*BRIEF:* From the listing that follows, reproduce only the lines from the one holding "Clone this chart in Plotly." through the one holding "vy2_deseada = [0.2, 0.2]", both included, with no pictures.

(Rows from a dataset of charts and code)
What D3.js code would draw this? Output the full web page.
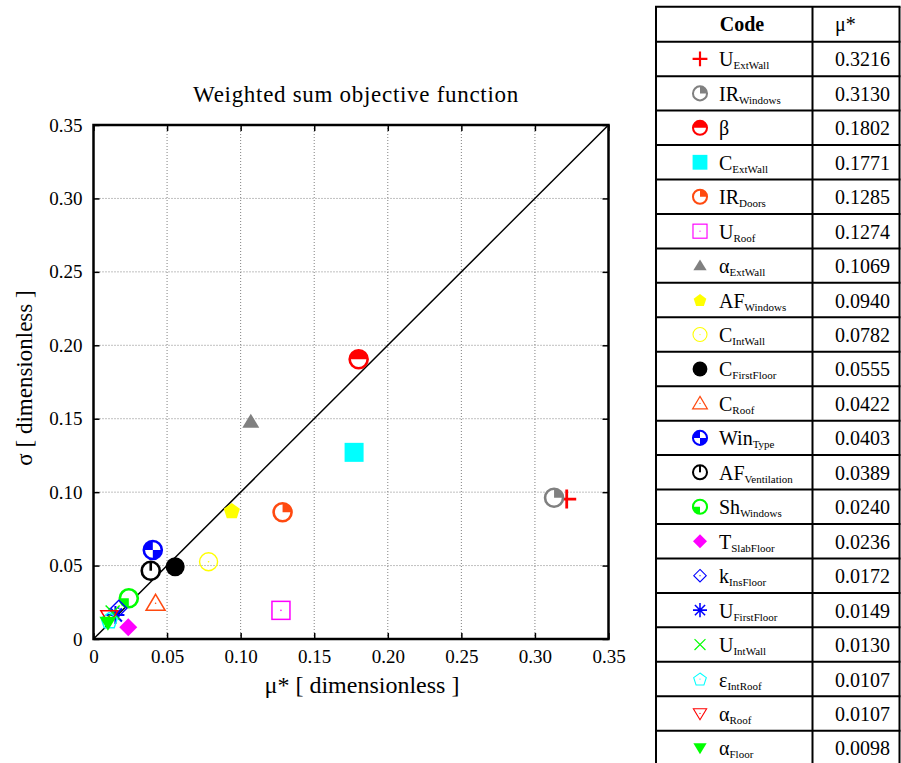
<!DOCTYPE html>
<html>
<head>
<meta charset="utf-8">
<script src="https://cdn.jsdelivr.net/npm/d3@7"></script>
<style>
  html, body { margin: 0; padding: 0; background: #fff; }
  svg { display: block; }
  svg text { font-family: "Liberation Serif", "DejaVu Serif", "Noto Serif", "Times New Roman", Times, serif; fill: #000; }
</style>
</head>
<body>
<svg id="chart" width="901" height="763"></svg>
<script>
// Morris screening results: mean of absolute elementary effects (mu*) vs standard deviation (sigma)
const codes   = ["U", "IR", "β", "C", "IR", "U", "α", "AF", "C", "C", "C",
                 "Win", "AF", "Sh", "T", "k", "U", "U", "ε", "α", "α"];
const subs    = ["ExtWall", "Windows", "", "ExtWall", "Doors", "Roof", "ExtWall", "Windows",
                 "IntWall", "FirstFloor", "Roof", "Type", "Ventilation", "Windows", "SlabFloor",
                 "InsFloor", "FirstFloor", "IntWall", "IntRoof", "Roof", "Floor"];
const muStar  = [0.3216, 0.3130, 0.1802, 0.1771, 0.1285, 0.1274, 0.1069, 0.0940, 0.0782, 0.0555,
                 0.0422, 0.0403, 0.0389, 0.0240, 0.0236, 0.0172, 0.0149, 0.0130, 0.0107, 0.0107, 0.0098];
const sigma   = [0.0953, 0.0962, 0.1905, 0.1271, 0.0863, 0.0195, 0.1480, 0.0874, 0.0526, 0.0492,
                 0.0243, 0.0606, 0.0465, 0.0277, 0.0080, 0.0210, 0.0163, 0.0180, 0.0129, 0.0152, 0.0110];
const markers = ["plus", "ringTR", "ringTop", "square", "ringTR", "squareOpen", "triUp", "pentagon",
                 "circleOpen", "circle", "triUpOpen", "ringChecker", "ringTick", "ringBL", "diamond",
                 "diamondOpen", "asterisk", "cross", "pentagonOpen", "triDownOpen", "triDown"];
const colors  = ["#ff0000", "#808080", "#ff0000", "#00ffff", "#ff4a10", "#ff00ff", "#808080", "#ffff00",
                 "#ffff00", "#000000", "#ff4a10", "#0000ff", "#000000", "#00ff00", "#ff00ff",
                 "#0000ff", "#0000ff", "#00ff00", "#00ffff", "#ff0000", "#00ff00"];
const ticks   = [0, 0.05, 0.10, 0.15, 0.20, 0.25, 0.30, 0.35];
const tickLabels = ["0", "0.05", "0.10", "0.15", "0.20", "0.25", "0.30", "0.35"];

const FONT = "'Liberation Serif', 'DejaVu Serif', 'Noto Serif', 'Times New Roman', Times, serif";
const svg = d3.select("#chart");

// ---------- plot area ----------
const P = { left: 93.5, right: 608.5, top: 125, bottom: 639 };
const x = d3.scaleLinear().domain([0, 0.35]).range([P.left, P.right]);
const y = d3.scaleLinear().domain([0, 0.35]).range([P.bottom, P.top]);

const plot = svg.append("g");

// dotted grid
plot.append("g").selectAll("line").data(ticks.slice(1, -1)).join("line")
  .attr("x1", d => x(d)).attr("x2", d => x(d)).attr("y1", P.top).attr("y2", P.bottom)
  .attr("stroke", "#808080").attr("stroke-width", 1).attr("stroke-dasharray", "1,2");
plot.append("g").selectAll("line").data(ticks.slice(1, -1)).join("line")
  .attr("y1", d => y(d)).attr("y2", d => y(d)).attr("x1", P.left).attr("x2", P.right)
  .attr("stroke", "#808080").attr("stroke-width", 1).attr("stroke-dasharray", "1,2");

// axes with inward ticks on all four sides
const fmt = (d, i) => tickLabels[i];
const axB = d3.axisBottom(x).tickValues(ticks).tickFormat(fmt).tickSizeInner(-6).tickSizeOuter(0).tickPadding(11);
const axL = d3.axisLeft(y).tickValues(ticks).tickFormat(fmt).tickSizeInner(-6).tickSizeOuter(0).tickPadding(11);
const axT = d3.axisTop(x).tickValues(ticks).tickFormat("").tickSizeInner(-6).tickSizeOuter(0);
const axR = d3.axisRight(y).tickValues(ticks).tickFormat("").tickSizeInner(-6).tickSizeOuter(0);

function styleAxis(g) {
  g.attr("font-family", null).attr("font-size", null);
  g.select(".domain").remove();
  g.selectAll(".tick line").attr("stroke", "#000").attr("stroke-width", 1.5);
  g.selectAll(".tick text").style("font-family", FONT).attr("font-size", 19).attr("fill", "#000");
}
plot.append("g").attr("transform", `translate(0,${P.bottom})`).call(axB).call(styleAxis);
plot.append("g").attr("transform", `translate(${P.left},0)`).call(axL).call(styleAxis);
plot.append("g").attr("transform", `translate(0,${P.top})`).call(axT).call(styleAxis);
plot.append("g").attr("transform", `translate(${P.right},0)`).call(axR).call(styleAxis);

// diagonal reference line sigma = mu*
plot.append("line")
  .attr("x1", x(0)).attr("y1", y(0)).attr("x2", x(0.35)).attr("y2", y(0.35))
  .attr("stroke", "#000").attr("stroke-width", 1.5);

// frame
plot.append("rect")
  .attr("x", P.left).attr("y", P.top).attr("width", P.right - P.left).attr("height", P.bottom - P.top)
  .attr("fill", "none").attr("stroke", "#000").attr("stroke-width", 2.5);

// ---------- marker drawing ----------
const arc = d3.arc();
function drawMarker(g, type, color, s) {
  const r = 9 * s;
  const ringW = 2.6 * s;
  const dot = (gg) => gg.append("circle").attr("r", 0.8 * s).attr("fill", color);
  const ring = () => g.append("circle").attr("r", r).attr("fill", "#fff").attr("stroke", color).attr("stroke-width", ringW);
  const sector = (a0, a1) => g.append("path")
    .attr("d", arc({ innerRadius: 0, outerRadius: r, startAngle: a0, endAngle: a1 })).attr("fill", color);
  const poly = (pts) => "M" + pts.map(p => p.join(",")).join("L") + "Z";
  const pentPts = (R) => d3.range(5).map(i => {
    const a = -Math.PI / 2 + i * 2 * Math.PI / 5;
    return [R * Math.cos(a), R * Math.sin(a) + R * 0.1];
  });
  switch (type) {
    case "plus":
      g.append("path").attr("d", `M${-9.5 * s},0H${9.5 * s}M0,${-9.5 * s}V${9.5 * s}`)
        .attr("stroke", color).attr("stroke-width", 2.8 * s).attr("fill", "none");
      break;
    case "cross": {
      const a = 7 * s;
      g.append("path").attr("d", `M${-a},${-a}L${a},${a}M${-a},${a}L${a},${-a}`)
        .attr("stroke", color).attr("stroke-width", 1.5 * s).attr("fill", "none");
      break;
    }
    case "asterisk": {
      const a = 9 * s, b = 6.5 * s;
      g.append("path").attr("d", `M${-a},0H${a}M0,${-a}V${a}M${-b},${-b}L${b},${b}M${-b},${b}L${b},${-b}`)
        .attr("stroke", color).attr("stroke-width", 2 * s).attr("fill", "none");
      break;
    }
    case "ringTR": ring(); sector(0, Math.PI / 2); break;
    case "ringBL": ring(); sector(Math.PI, 1.5 * Math.PI); break;
    case "ringTop": ring(); sector(-Math.PI / 2, Math.PI / 2); break;
    case "ringChecker": ring(); sector(1.5 * Math.PI, 2 * Math.PI); sector(Math.PI / 2, Math.PI); break;
    case "ringTick":
      ring();
      g.append("line").attr("x1", 0).attr("y1", 0).attr("x2", 0).attr("y2", -r)
        .attr("stroke", color).attr("stroke-width", ringW);
      break;
    case "circle":
      g.append("circle").attr("r", 9.5 * s).attr("fill", color);
      break;
    case "circleOpen":
      g.append("circle").attr("r", 9 * s).attr("fill", "none").attr("stroke", color).attr("stroke-width", 1.4 * s);
      dot(g);
      break;
    case "square":
      g.append("rect").attr("x", -9.5 * s).attr("y", -9.5 * s).attr("width", 19 * s).attr("height", 19 * s).attr("fill", color);
      break;
    case "squareOpen":
      g.append("rect").attr("x", -9 * s).attr("y", -9 * s).attr("width", 18 * s).attr("height", 18 * s)
        .attr("fill", "none").attr("stroke", color).attr("stroke-width", 1.5 * s);
      dot(g);
      break;
    case "diamond":
      g.append("path").attr("d", poly([[0, -9 * s], [9 * s, 0], [0, 9 * s], [-9 * s, 0]])).attr("fill", color);
      break;
    case "diamondOpen":
      g.append("path").attr("d", poly([[0, -8 * s], [8 * s, 0], [0, 8 * s], [-8 * s, 0]]))
        .attr("fill", "none").attr("stroke", color).attr("stroke-width", 1.4 * s);
      dot(g);
      break;
    case "triUp":
      g.append("path").attr("d", poly([[0, -8 * s], [8.5 * s, 6 * s], [-8.5 * s, 6 * s]])).attr("fill", color);
      break;
    case "triUpOpen":
      g.append("path").attr("d", poly([[0, -9 * s], [9.5 * s, 7 * s], [-9.5 * s, 7 * s]]))
        .attr("fill", "none").attr("stroke", color).attr("stroke-width", 1.5 * s);
      dot(g);
      break;
    case "triDown":
      g.append("path").attr("d", poly([[0, 8 * s], [8.5 * s, -6 * s], [-8.5 * s, -6 * s]])).attr("fill", color);
      break;
    case "triDownOpen":
      g.append("path").attr("d", poly([[0, 8 * s], [8.5 * s, -6 * s], [-8.5 * s, -6 * s]]))
        .attr("fill", "none").attr("stroke", color).attr("stroke-width", 1.4 * s);
      dot(g);
      break;
    case "pentagon":
      g.append("path").attr("d", poly(pentPts(8.5 * s))).attr("fill", color);
      break;
    case "pentagonOpen":
      g.append("path").attr("d", poly(pentPts(8.5 * s)))
        .attr("fill", "none").attr("stroke", color).attr("stroke-width", 1.4 * s);
      dot(g);
      break;
  }
}

// data points
const pts = plot.append("g");
muStar.forEach((m, i) => {
  const g = pts.append("g").attr("transform", `translate(${x(m)},${y(sigma[i])})`);
  drawMarker(g, markers[i], colors[i], 1);
});

// titles
svg.append("text").attr("x", 356).attr("y", 102)
  .attr("text-anchor", "middle").attr("font-size", 23).attr("letter-spacing", 0.7)
  .style("font-family", FONT)
  .text("Weighted sum objective function");
svg.append("text").attr("x", 362).attr("y", 693)
  .attr("text-anchor", "middle").attr("font-size", 24).style("font-family", FONT)
  .text("μ* [ dimensionless ]");
svg.append("text").attr("transform", `translate(32,${(P.top + P.bottom) / 2 - 4}) rotate(-90)`)
  .attr("text-anchor", "middle").attr("font-size", 23).style("font-family", FONT)
  .text("σ [ dimensionless ]");

// ---------- table ----------
const T = { left: 656, mid: 812.5, right: 899.5, top: 6.7, headH: 35, rowH: 34.45 };
const rowY = d3.scaleLinear().domain([0, 1]).range([T.top + T.headH, T.top + T.headH + T.rowH]);
const nRows = codes.length;
const tbl = svg.append("g");

// header
tbl.append("text").attr("x", 742).attr("y", T.top + T.headH / 2 + 7).style("font-family", FONT)
  .attr("text-anchor", "middle").attr("font-size", 20).attr("font-weight", "bold").text("Code");
tbl.append("text").attr("x", 835).attr("y", T.top + T.headH / 2 + 7).style("font-family", FONT)
  .attr("font-size", 20).text("μ*");

// rows
codes.forEach((c, i) => {
  const cy = (rowY(i) + rowY(i + 1)) / 2;
  const g = tbl.append("g").attr("transform", `translate(700,${cy})`);
  drawMarker(g, markers[i], colors[i], 0.78);
  const t = tbl.append("text").attr("x", 719).attr("y", cy + 7.5).attr("font-size", 20).style("font-family", FONT);
  t.append("tspan").text(c);
  if (subs[i]) t.append("tspan").attr("font-size", 11).attr("dy", 3).text(subs[i]);
  tbl.append("text").attr("x", 835).attr("y", cy + 7.5).attr("font-size", 20).style("font-family", FONT)
    .text(muStar[i].toFixed(4));
});

// grid lines of the table
const hLines = [T.top].concat(d3.range(nRows + 1).map(i => rowY(i)));
tbl.append("g").selectAll("line").data(hLines).join("line")
  .attr("x1", T.left - 1).attr("x2", T.right + 1).attr("y1", d => d).attr("y2", d => d)
  .attr("stroke", "#000").attr("stroke-width", 2);
tbl.append("g").selectAll("line").data([T.left, T.mid, T.right]).join("line")
  .attr("x1", d => d).attr("x2", d => d).attr("y1", T.top).attr("y2", rowY(nRows))
  .attr("stroke", "#000").attr("stroke-width", 2);
</script>
</body>
</html>
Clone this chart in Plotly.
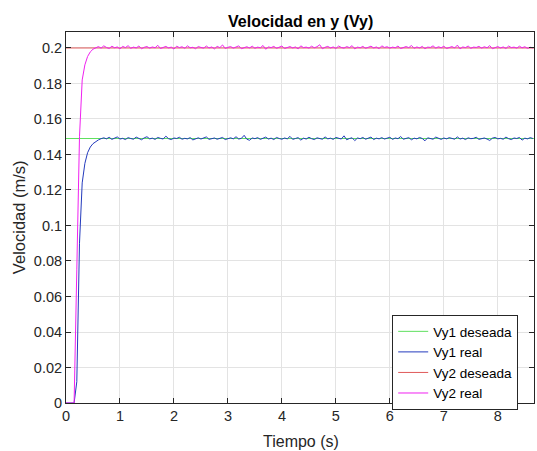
import numpy as np
import plotly.graph_objects as go

# time grid (s)
t = np.round(np.arange(0, 8.651, 0.05), 3)
t_ref = [0.0, 8.67]

vy1_deseada = [0.149, 0.149]
vy2_deseada = [0.2, 0.2]

vy1_real = [
    0, 0, 0, 0, 0.012, 0.09, 0.124, 0.135, 0.1410, 0.1442,
    0.1461, 0.1473, 0.1482, 0.1489, 0.1494,
    0.1488, 0.1497, 0.1485, 0.1493, 0.1499, 0.1487, 0.1491, 0.1484, 0.1495, 0.1490,
    0.1486, 0.1498, 0.1489, 0.1483, 0.1494, 0.1500, 0.1488, 0.1492, 0.1485, 0.1496,
    0.1491, 0.1487, 0.1503, 0.1489, 0.1484, 0.1493, 0.1490, 0.1497, 0.1486, 0.1491,
    0.1488, 0.1495, 0.1482, 0.1490, 0.1494, 0.1487, 0.1492, 0.1499, 0.1485, 0.1490,
    0.1493, 0.1486, 0.1491, 0.1496, 0.1484, 0.1489, 0.1494, 0.1488, 0.1500, 0.1487,
    0.1491, 0.1508, 0.1486, 0.1480, 0.1493, 0.1489, 0.1495, 0.1485, 0.1491, 0.1498,
    0.1487, 0.1492, 0.1484, 0.1496, 0.1490, 0.1486, 0.1493, 0.1488, 0.1502, 0.1485,
    0.1490, 0.1495, 0.1481, 0.1492, 0.1487, 0.1497, 0.1489, 0.1484, 0.1494, 0.1490,
    0.1486, 0.1499, 0.1488, 0.1492, 0.1485, 0.1496, 0.1491, 0.1487, 0.1505, 0.1483,
    0.1490, 0.1494, 0.1478, 0.1493, 0.1489, 0.1496, 0.1486, 0.1491, 0.1498, 0.1484,
    0.1492, 0.1488, 0.1495, 0.1487, 0.1490, 0.1497, 0.1485, 0.1493, 0.1489, 0.1501,
    0.1486, 0.1491, 0.1495, 0.1483, 0.1492, 0.1488, 0.1496, 0.1490, 0.1477, 0.1494,
    0.1489, 0.1486, 0.1498, 0.1491, 0.1485, 0.1493, 0.1488, 0.1495, 0.1490, 0.1486,
    0.1499, 0.1487, 0.1492, 0.1484, 0.1494, 0.1489, 0.1491, 0.1497, 0.1485, 0.1490,
    0.1493, 0.1487, 0.1479, 0.1492, 0.1496, 0.1488, 0.1491, 0.1486, 0.1498, 0.1489,
    0.1484, 0.1493, 0.1490, 0.1496, 0.1481, 0.1492, 0.1488, 0.1495, 0.1490,
]

vy2_real = [
    0, 0, 0, 0, 0.075, 0.150, 0.182, 0.1905, 0.1952, 0.1978, 0.1993, 0.2001,
    0.2008, 0.1999, 0.2012, 0.2003, 0.1997, 0.2010, 0.2001, 0.2006, 0.1995, 0.2009,
    0.2002, 0.2013, 0.1998, 0.2005, 0.2000, 0.2011, 0.1996, 0.2004, 0.2008, 0.1999,
    0.2006, 0.2001, 0.2015, 0.1997, 0.2003, 0.2009, 0.2000, 0.2005, 0.1994, 0.2010,
    0.2002, 0.2007, 0.1998, 0.2012, 0.2001, 0.2004, 0.1996, 0.2008, 0.2003, 0.1999,
    0.2011, 0.2000, 0.2006, 0.1995, 0.2009, 0.2002, 0.2017, 0.1997, 0.2004, 0.2008,
    0.1999, 0.2005, 0.2012, 0.1996, 0.2003, 0.2007, 0.2000, 0.2010, 0.1998, 0.2005,
    0.2001, 0.2014, 0.1993, 0.2006, 0.2002, 0.2009, 0.1998, 0.2004, 0.2011, 0.1997,
    0.2003, 0.2008, 0.2000, 0.2006, 0.1995, 0.2012, 0.2002, 0.2005, 0.1999, 0.2010,
    0.2001, 0.2007, 0.2018, 0.1996, 0.2004, 0.2009, 0.2000, 0.2006, 0.1997, 0.2011,
    0.2003, 0.1999, 0.2008, 0.2002, 0.2013, 0.1995, 0.2005, 0.2001, 0.2009, 0.1998,
    0.2004, 0.2010, 0.2000, 0.2006, 0.1996, 0.2012, 0.2003, 0.2007, 0.1999, 0.2005,
    0.2001, 0.2011, 0.1997, 0.2004, 0.2008, 0.2002, 0.2014, 0.1998, 0.2006, 0.2000,
    0.2009, 0.1996, 0.2005, 0.2003, 0.2012, 0.1999, 0.2007, 0.2001, 0.2010, 0.1997,
    0.2004, 0.2008, 0.2000, 0.2016, 0.1995, 0.2006, 0.2002, 0.2011, 0.1998, 0.2005,
    0.2003, 0.2009, 0.1999, 0.2007, 0.2001, 0.2013, 0.1996, 0.2004, 0.2008, 0.2000,
    0.2006, 0.1997, 0.2011, 0.2002, 0.2005, 0.1999, 0.2010, 0.2001, 0.2007, 0.1998,
    0.2004, 0.2000,
]

x_ticks = [0, 1, 2, 3, 4, 5, 6, 7, 8]
y_ticks = [0, 0.02, 0.04, 0.06, 0.08, 0.1, 0.12, 0.14, 0.16, 0.18, 0.2]
y_tick_labels = ["0", "0.02", "0.04", "0.06", "0.08", "0.1", "0.12", "0.14", "0.16", "0.18", "0.2"]

FONT = "Liberation Sans, Arial, sans-serif"

fig = go.Figure()
fig.add_trace(go.Scatter(x=t_ref, y=vy1_deseada, mode="lines", name="Vy1 deseada",
                         line=dict(color="#5fe05f", width=1)))
fig.add_trace(go.Scatter(x=t, y=vy1_real, mode="lines", name="Vy1 real",
                         line=dict(color="#243bbd", width=1)))
fig.add_trace(go.Scatter(x=t_ref, y=vy2_deseada, mode="lines", name="Vy2 deseada",
                         line=dict(color="#e05a5a", width=1)))
fig.add_trace(go.Scatter(x=t, y=vy2_real, mode="lines", name="Vy2 real",
                         line=dict(color="#f020f0", width=1)))

axis_common = dict(
    showline=True, linecolor="#262626", linewidth=1, mirror="ticks",
    ticks="inside", ticklen=5, tickcolor="#262626",
    showgrid=True, gridcolor="#e3e3e3", gridwidth=1, zeroline=False,
    tickfont=dict(family=FONT, size=14.5, color="#262626"),
    automargin=False,
)

fig.update_layout(
    width=537, height=451,
    margin=dict(l=66, r=3, t=32, b=48),
    paper_bgcolor="white", plot_bgcolor="white",
    xaxis=dict(range=[0, 8.67], tickvals=x_ticks, **axis_common),
    yaxis=dict(range=[0, 0.209], tickvals=y_ticks, ticktext=y_tick_labels, **axis_common),
    legend=dict(x=0.697, y=0.237, xanchor="left", yanchor="top",
                bgcolor="white", bordercolor="#262626", borderwidth=1,
                font=dict(family=FONT, size=13.5, color="#000000"),
                tracegroupgap=0, itemwidth=30),
    showlegend=True,
    annotations=[
        dict(text="<b>Velocidad en y (Vy)</b>", xref="paper", yref="paper",
             x=0.502, y=1.0296, xanchor="center", yanchor="middle", showarrow=False,
             font=dict(family=FONT, size=16, color="#000000")),
        dict(text="Tiempo (s)", xref="paper", yref="paper",
             x=0.502, y=-0.105, xanchor="center", yanchor="middle", showarrow=False,
             font=dict(family=FONT, size=16, color="#262626")),
        dict(text="Velocidad (m/s)", xref="paper", yref="paper", textangle=-90,
             x=-0.1004, y=0.501, xanchor="center", yanchor="middle", showarrow=False,
             font=dict(family=FONT, size=16.5, color="#262626")),
    ],
)

fig.write_html("out.html", config={"displayModeBar": False},
               post_script="document.body.style.margin='0px';")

*WRITTEN SOLUTION:*
Clone this chart in Plotly.
import numpy as np
import plotly.graph_objects as go

# time grid (s)
t = np.round(np.arange(0, 8.651, 0.05), 3)
t_ref = [0.0, 8.67]

vy1_deseada = [0.149, 0.149]
vy2_deseada = [0.2, 0.2]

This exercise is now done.